Jewish BookFest: Margalit Fox

7:00PM - 9:00PM  

JCC Dallas

Contact JCC Dallas JCC Dallas
(214) 239 - 7128
rweisscrane@jccdallas.org
https://jccdallas.org/event/bookfest-margalit-fox/

Tickets: $10 ticket or $38 ticket and book bundle

Presented with: Dallas Jewish Historical Society

America’s first great organized-crime lord was a lady—a nice Jewish mother named Mrs. Mandelbaum.

In 1850, an impoverished twenty-five-year-old named Fredericka Mandelbaum came to New York in steerage and worked as a peddler on the streets of Lower Manhattan. By the 1870s she was a fixture of high society and an admired philanthropist. How was she able to ascend from tenement poverty to vast wealth?
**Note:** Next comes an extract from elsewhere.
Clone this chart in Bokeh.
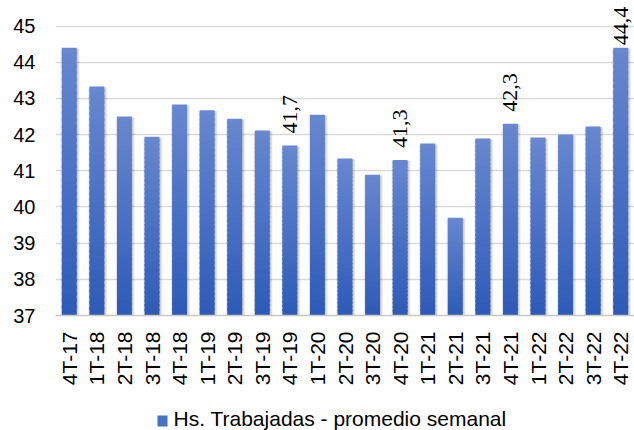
import numpy as np
from bokeh.plotting import figure
from bokeh.layouts import column
from bokeh.models import ColumnDataSource, LabelSet, FixedTicker, Range1d
from bokeh.core.properties import value
from bokeh.transform import dodge
from bokeh.embed import file_html
from bokeh.resources import INLINE

# ---- data ----
quarters = ["4T-17", "1T-18", "2T-18", "3T-18", "4T-18", "1T-19", "2T-19", "3T-19",
            "4T-19", "1T-20", "2T-20", "3T-20", "4T-20", "1T-21", "2T-21", "3T-21",
            "4T-21", "1T-22", "2T-22", "3T-22", "4T-22"]
hours = [44.4, 43.33, 42.5, 41.94, 42.83, 42.67, 42.44, 42.11, 41.7, 42.55, 41.34,
         40.89, 41.3, 41.75, 39.7, 41.89, 42.3, 41.92, 42.0, 42.22, 44.4]
value_labels = ["", "", "", "", "", "", "", "", "41,7", "", "", "", "41,3", "", "",
                "", "42,3", "", "", "", "44,4"]
y_ticks = [37, 38, 39, 40, 41, 42, 43, 44, 45]
series_name = "Hs. Trabajadas - promedio semanal"

FONT = "Liberation Sans"
Y0, Y1 = 37, 45.65
LEFT = 55

p = figure(x_range=quarters, y_range=Range1d(Y0, Y1), width=634, height=400,
           output_backend="svg", toolbar_location=None,
           min_border_left=LEFT, min_border_right=0, min_border_top=2, min_border_bottom=85)
p.outline_line_color = None
p.background_fill_color = "white"
p.border_fill_color = "white"

# grid
p.xgrid.grid_line_color = None
p.ygrid.grid_line_color = "#d9d9d9"
p.ygrid.grid_line_width = 1.6
p.yaxis.ticker = FixedTicker(ticks=y_ticks)

# shadow behind bars
vals = np.array(hours)
shadow_src = ColumnDataSource(dict(x=quarters, top=vals - 0.02))
for k in range(4):
    p.vbar(x=dodge("x", 0.03, range=p.x_range), top="top", bottom=Y0, width=0.56 + 0.045 * k,
           source=shadow_src, fill_color="#000000", fill_alpha=0.05, line_color=None)

# gradient bars built from stacked segments
N = 40
c_top = np.array([0x68, 0x88, 0xd0])
c_bot = np.array([0x2e, 0x5b, 0xb8])
xs, bots, tops, cols = [], [], [], []
for q, v in zip(quarters, hours):
    h = (v - Y0) / N
    for k in range(N):
        t = (k + 0.5) / N
        c = (c_bot + (c_top - c_bot) * t).astype(int)
        xs.append(q)
        bots.append(Y0 + h * k)
        tops.append(min(Y0 + h * (k + 1) + h * 0.5, v))
        cols.append("#%02x%02x%02x" % tuple(c))
p.vbar(x=xs, bottom=bots, top=tops, width=0.54, fill_color=cols, line_color=None)

# value labels
lab_y = np.minimum(vals + 0.33, 44.47)
lab_src = ColumnDataSource(dict(x=quarters, y=lab_y, text=value_labels))
labels = LabelSet(x="x", y="y", text="text", source=lab_src, angle=np.pi / 2,
                  text_align="left", text_baseline="middle",
                  text_font=FONT, text_font_size="22px", text_color="#000000")
p.add_layout(labels)

# axes
p.yaxis.axis_line_color = None
p.yaxis.major_tick_line_color = None
p.yaxis.minor_tick_line_color = None
p.yaxis.major_tick_out = 0
p.yaxis.major_tick_in = 0
p.yaxis.major_label_standoff = 20
p.yaxis.major_label_text_font = FONT
p.yaxis.major_label_text_font_size = "20px"
p.yaxis.major_label_text_color = "#000000"

p.xaxis.axis_line_color = "#c8c8c8"
p.xaxis.axis_line_width = 1.6
p.xaxis.major_tick_line_color = None
p.xaxis.minor_tick_line_color = None
p.xaxis.major_tick_out = 0
p.xaxis.major_tick_in = 0
p.xaxis.major_label_orientation = np.pi / 2
p.xaxis.major_label_standoff = 16
p.xaxis.major_label_text_font = FONT
p.xaxis.major_label_text_font_size = "21px"
p.xaxis.major_label_text_color = "#000000"

# legend strip below the chart (page-pixel coordinates, frame aligned with the chart)
lg = figure(width=634, height=30, x_range=Range1d(LEFT, 634), y_range=Range1d(0, 30),
            x_axis_type=None, y_axis_type=None,
            output_backend="svg", toolbar_location=None,
            min_border_left=LEFT, min_border_right=0, min_border_top=0, min_border_bottom=0)
lg.grid.grid_line_color = None
lg.outline_line_color = None
lg.background_fill_color = "white"
lg.border_fill_color = "white"
lg.quad(left=[157], right=[167], bottom=[4], top=[15], fill_color="#4472c4", line_color=None)
lg.text(x=[173], y=[12], text=[series_name], text_font=value(FONT), text_font_size="21px",
        text_color="#000000", text_baseline="middle", text_align="left")

layout = column(p, lg, spacing=0)
open("out.html", "w").write(file_html(layout, INLINE))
In the intervening years, “Marm” Mandelbaum had become the country’s most notorious “fence”—a receiver of stolen goods—and a criminal mastermind. By the mid-1880s as much as $10 million worth of purloined luxury goods (nearly $300 million today) had passed through her Lower East Side shop. Called “the nucleus and center of the whole organization of crime,” she planned robberies of cash, gold and diamonds throughout the country.

But Mrs. Mandelbaum wasn’t just a successful crook: She was a business visionary—one of the first entrepreneurs in America to systemize the scattershot enterprise of property crime. Handpicking a cadre of the finest bank robbers, housebreakers and shoplifters, she handled logistics and organized supply chains—turning theft into a viable, scalable business.
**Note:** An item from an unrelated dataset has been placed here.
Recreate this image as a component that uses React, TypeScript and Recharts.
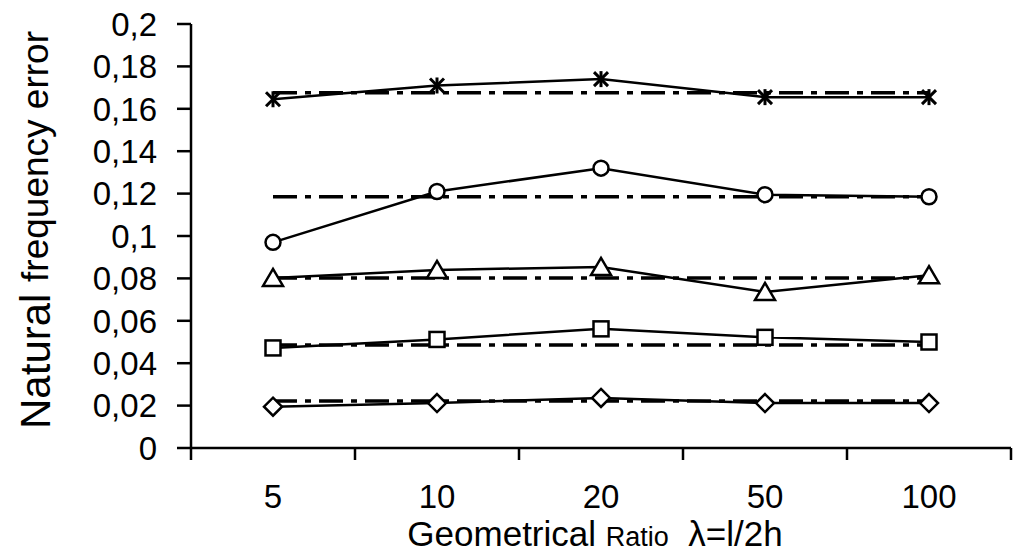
import { LineChart, Line, XAxis, YAxis } from "recharts";

// x categories (geometrical ratio)
const categories = ["5", "10", "20", "50", "100"];

// natural frequency error per series (solid lines with markers)
const starVals = [0.1645, 0.171, 0.174, 0.1655, 0.1655];
const circleVals = [0.097, 0.121, 0.132, 0.1195, 0.1185];
const triangleVals = [0.0802, 0.084, 0.0854, 0.0736, 0.0815];
const squareVals = [0.0472, 0.0512, 0.0562, 0.0522, 0.05];
const diamondVals = [0.0195, 0.0212, 0.0236, 0.0212, 0.0212];

// reference levels (dash-dot lines)
const starRef = 0.1676;
const circleRef = 0.1185;
const triangleRef = 0.0802;
const squareRef = 0.0486;
const diamondRef = 0.0222;

const yTicks = [0, 0.02, 0.04, 0.06, 0.08, 0.1, 0.12, 0.14, 0.16, 0.18, 0.2];

const data = categories.map((name, i) => ({
  name,
  pos: i + 0.5,
  star: starVals[i],
  circle: circleVals[i],
  triangle: triangleVals[i],
  square: squareVals[i],
  diamond: diamondVals[i],
  starRef,
  circleRef,
  triangleRef,
  squareRef,
  diamondRef,
}));

const FONT = "'Liberation Sans', Arial, sans-serif";
const MARK = { fill: "#fff", stroke: "#000", strokeWidth: 2.5 };
const DASH = "24 8 6 8";

const fmt = (v: number) => String(Number(v.toFixed(2))).replace(".", ",");

const Diamond = ({ cx, cy }: any) => (
  <polygon points={`${cx},${cy - 9} ${cx + 9},${cy} ${cx},${cy + 9} ${cx - 9},${cy}`} {...MARK} />
);
const Square = ({ cx, cy }: any) => <rect x={cx - 7.5} y={cy - 7.5} width={15} height={15} {...MARK} />;
const Triangle = ({ cx, cy }: any) => (
  <polygon points={`${cx},${cy - 9} ${cx + 10},${cy + 8} ${cx - 10},${cy + 8}`} {...MARK} />
);
const Circle = ({ cx, cy }: any) => <circle cx={cx} cy={cy} r={7.5} {...MARK} />;
const Star = ({ cx, cy }: any) => (
  <g stroke="#000" strokeWidth={3}>
    <line x1={cx} y1={cy - 8} x2={cx} y2={cy + 8} />
    <line x1={cx - 7} y1={cy - 7} x2={cx + 7} y2={cy + 7} />
    <line x1={cx - 7} y1={cy + 7} x2={cx + 7} y2={cy - 7} />
  </g>
);

const markerDot = (Comp: any, id: string) => (p: any) => <Comp key={`${id}-${p.index}`} cx={p.cx} cy={p.cy} />;

const YLabel = ({ viewBox }: any) => {
  const x = viewBox.x + 35;
  const y = viewBox.y + viewBox.height / 2 - 6;
  return (
    <text
      x={x}
      y={y}
      transform={`rotate(-90, ${x}, ${y})`}
      textAnchor="middle"
      dominantBaseline="central"
      fontFamily={FONT}
      fill="#000"
    >
      <tspan fontSize={42}>Natural </tspan>
      <tspan fontSize={37}>frequency error</tspan>
    </text>
  );
};

const XLabel = ({ viewBox }: any) => (
  <text x={viewBox.x + viewBox.width / 2 - 6} y={546} textAnchor="middle" fontFamily={FONT} fill="#000">
    <tspan fontSize={35}>Geometrical </tspan>
    <tspan fontSize={27}>Ratio</tspan>
    <tspan fontSize={35} xmlSpace="preserve">{"  λ=l/2h"}</tspan>
  </text>
);

export default function App() {
  const axisStroke = { stroke: "#000", strokeWidth: 2.5 };
  const tick = { fill: "#000", fontSize: 33, fontFamily: FONT };
  return (
    <div style={{ position: "absolute", left: 0, top: 0, background: "#fff" }}>
      <LineChart width={1013} height={555} data={data} margin={{ top: 24, right: 2, left: 0, bottom: 0 }}>
        <XAxis
          xAxisId={0}
          type="number"
          dataKey="pos"
          domain={[0, 5]}
          ticks={[0, 1, 2, 3, 4, 5]}
          interval={0}
          tickFormatter={() => ""}
          tickSize={12}
          height={14}
          axisLine={axisStroke}
          tickLine={axisStroke}
        />
        <XAxis
          xAxisId="lab"
          type="number"
          dataKey="pos"
          domain={[0, 5]}
          allowDataOverflow
          ticks={[0.5, 1.5, 2.5, 3.5, 4.5]}
          interval={0}
          tickFormatter={(v: number) => categories[Math.floor(v)]}
          axisLine={false}
          tickLine={false}
          tickSize={0}
          tickMargin={23}
          height={93}
          tick={tick}
          label={{ content: XLabel }}
        />
        <YAxis
          type="number"
          domain={[0, 0.2]}
          ticks={yTicks}
          interval={0}
          tickFormatter={fmt}
          width={191}
          tickSize={14}
          tickMargin={20}
          axisLine={axisStroke}
          tickLine={axisStroke}
          tick={tick}
          label={{ content: YLabel }}
        />

        {["starRef", "circleRef", "triangleRef", "squareRef", "diamondRef"].map((k) => (
          <Line
            key={k}
            dataKey={k}
            stroke="#000"
            strokeWidth={3.5}
            strokeDasharray={DASH}
            dot={false}
            activeDot={false}
            isAnimationActive={false}
          />
        ))}

        <Line dataKey="star" stroke="#000" strokeWidth={2.5} dot={markerDot(Star, "st")} activeDot={false} isAnimationActive={false} />
        <Line dataKey="circle" stroke="#000" strokeWidth={2.5} dot={markerDot(Circle, "ci")} activeDot={false} isAnimationActive={false} />
        <Line dataKey="triangle" stroke="#000" strokeWidth={2.5} dot={markerDot(Triangle, "tr")} activeDot={false} isAnimationActive={false} />
        <Line dataKey="square" stroke="#000" strokeWidth={2.5} dot={markerDot(Square, "sq")} activeDot={false} isAnimationActive={false} />
        <Line dataKey="diamond" stroke="#000" strokeWidth={2.5} dot={markerDot(Diamond, "di")} activeDot={false} isAnimationActive={false} />
      </LineChart>
    </div>
  );
}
The Talented Mrs. Mandelbaum paints a vivid portrait of Gilded Age New York—a city teeming with nefarious rogues, capitalist power brokers and Tammany Hall bigwigs, all straddling the line between underworld enterprise and “legitimate” commerce. Combining deep historical research with the narrative flair for which she is celebrated, Margalit Fox tells the unforgettable true story of a once-famous heroine whose life exemplifies America’s cherished rags-to-riches narrative while simultaneously upending it entirely.

Author bio:

Margalit Fox originally trained as a cellist and a linguist before pursuing journalism. As a senior writer in the New York Times’s Obituary News Department, she wrote front-page public sendoffs for some of the leading cultural figures of our age. Winner of the William Saroyan Prize for Literature and author of four previous books, The Confidence Men, Conan Doyle for the Defense, The Riddle of the Labyrinth, and Talking Hands, Fox lives in Manhattan with her husband.